The Structure of the Cyclodextrin Complex. XIII. Crystal Structure of β-Cyclodextrin–1,4-Diazabicyclo[2.2.2]octane Complex Tridecahydrate

Abstract

Abstract The crystal structure of β-cyclodextrin–1,4-diazabicyclo[2.2.2]octane complex tridecahydrate was determined by the X-ray method. The crystal is monoclinic with the space group P21, Z=2, a=15.395(2), b=16.598(1), c=15.441(2) Å, and β=117.35(1)°. The structure was solved by inspection of a Patterson map and a trial-and-error method combined with the rigid-body least-squares technique and refined by the block-diagonal least-squares method to the final R-value of 0.048 for 5649 reflections (sinθ⁄λ<0.61).

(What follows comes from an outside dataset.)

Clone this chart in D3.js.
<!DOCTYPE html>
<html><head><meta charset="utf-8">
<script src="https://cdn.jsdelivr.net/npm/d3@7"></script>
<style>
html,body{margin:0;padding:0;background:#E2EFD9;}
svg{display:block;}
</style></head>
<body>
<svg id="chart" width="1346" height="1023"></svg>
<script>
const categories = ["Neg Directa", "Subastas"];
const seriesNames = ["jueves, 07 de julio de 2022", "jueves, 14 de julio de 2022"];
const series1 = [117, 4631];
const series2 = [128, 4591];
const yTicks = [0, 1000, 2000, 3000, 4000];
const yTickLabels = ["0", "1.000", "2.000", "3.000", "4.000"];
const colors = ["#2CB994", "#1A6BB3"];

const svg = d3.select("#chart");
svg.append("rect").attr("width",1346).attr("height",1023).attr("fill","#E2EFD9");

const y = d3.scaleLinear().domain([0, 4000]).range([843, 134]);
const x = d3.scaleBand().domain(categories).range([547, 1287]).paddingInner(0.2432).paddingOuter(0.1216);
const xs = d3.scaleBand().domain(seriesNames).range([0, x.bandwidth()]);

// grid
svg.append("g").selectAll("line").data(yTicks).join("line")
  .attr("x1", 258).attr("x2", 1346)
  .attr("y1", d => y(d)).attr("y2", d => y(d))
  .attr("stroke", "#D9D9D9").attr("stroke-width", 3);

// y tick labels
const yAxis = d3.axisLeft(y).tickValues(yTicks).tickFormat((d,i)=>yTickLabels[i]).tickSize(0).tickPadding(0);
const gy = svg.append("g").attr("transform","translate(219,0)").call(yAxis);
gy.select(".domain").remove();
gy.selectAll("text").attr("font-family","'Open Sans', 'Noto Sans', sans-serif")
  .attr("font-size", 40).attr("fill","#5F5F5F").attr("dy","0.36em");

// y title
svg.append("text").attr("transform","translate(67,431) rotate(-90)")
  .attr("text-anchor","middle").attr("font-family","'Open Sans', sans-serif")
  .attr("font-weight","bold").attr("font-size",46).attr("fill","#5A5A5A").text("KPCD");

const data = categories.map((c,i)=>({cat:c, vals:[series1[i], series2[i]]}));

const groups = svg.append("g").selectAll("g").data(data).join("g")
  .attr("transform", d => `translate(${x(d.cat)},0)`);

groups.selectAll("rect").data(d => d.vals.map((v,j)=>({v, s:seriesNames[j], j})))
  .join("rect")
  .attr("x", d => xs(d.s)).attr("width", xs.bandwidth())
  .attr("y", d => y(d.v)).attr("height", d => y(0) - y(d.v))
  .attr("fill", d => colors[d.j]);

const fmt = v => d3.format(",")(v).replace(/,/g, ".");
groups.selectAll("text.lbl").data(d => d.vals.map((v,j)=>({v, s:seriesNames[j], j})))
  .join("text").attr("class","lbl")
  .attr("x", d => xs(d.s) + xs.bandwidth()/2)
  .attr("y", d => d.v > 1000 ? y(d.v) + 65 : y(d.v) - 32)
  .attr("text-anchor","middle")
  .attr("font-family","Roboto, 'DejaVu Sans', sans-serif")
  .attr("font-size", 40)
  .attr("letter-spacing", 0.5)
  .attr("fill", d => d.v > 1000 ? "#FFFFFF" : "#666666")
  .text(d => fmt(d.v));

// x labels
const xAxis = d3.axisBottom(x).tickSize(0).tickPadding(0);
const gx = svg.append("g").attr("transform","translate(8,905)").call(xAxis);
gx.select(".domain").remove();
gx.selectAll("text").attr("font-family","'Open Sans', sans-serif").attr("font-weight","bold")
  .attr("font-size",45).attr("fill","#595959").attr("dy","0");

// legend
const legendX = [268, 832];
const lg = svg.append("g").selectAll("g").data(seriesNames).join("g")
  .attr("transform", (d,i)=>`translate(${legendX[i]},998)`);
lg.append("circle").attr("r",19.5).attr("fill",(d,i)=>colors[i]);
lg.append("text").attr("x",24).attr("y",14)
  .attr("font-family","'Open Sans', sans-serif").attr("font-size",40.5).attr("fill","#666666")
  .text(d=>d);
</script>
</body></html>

The β-cyclodextrin molecule is in the shape of a distorted and truncated heptagonal pyramid. Two of seven primary hydroxyl groups are in a gauche-trans conformation, the others being in a gauche-gauche conformation. Secondary hydroxyl groups form intramolecular hydrogen bonds between adjacent glucose residues. The guest 1,4-diazabicyclo[2.2.2]octane is almost fully included in the cavity of β-cyclodextrin. Its methylene groups are in van der Waals contact with the methine groups and the glycosidic oxygen atoms at the interior surface of β-cyclodextrin, while two nitrogen atoms form hydrogen bonds with a water molecule and a secondary hydroxyl group of the neighboring β-cyclodextrin. β-Cyclodextrin molecules are arranged nearly parallel to the crystallographic ac plane to form a corrugated sheet of molecular layer. All of the thirteen water molecules fill vacant spaces between the molecular layers, forming a hydrogen-bond network in the crystal.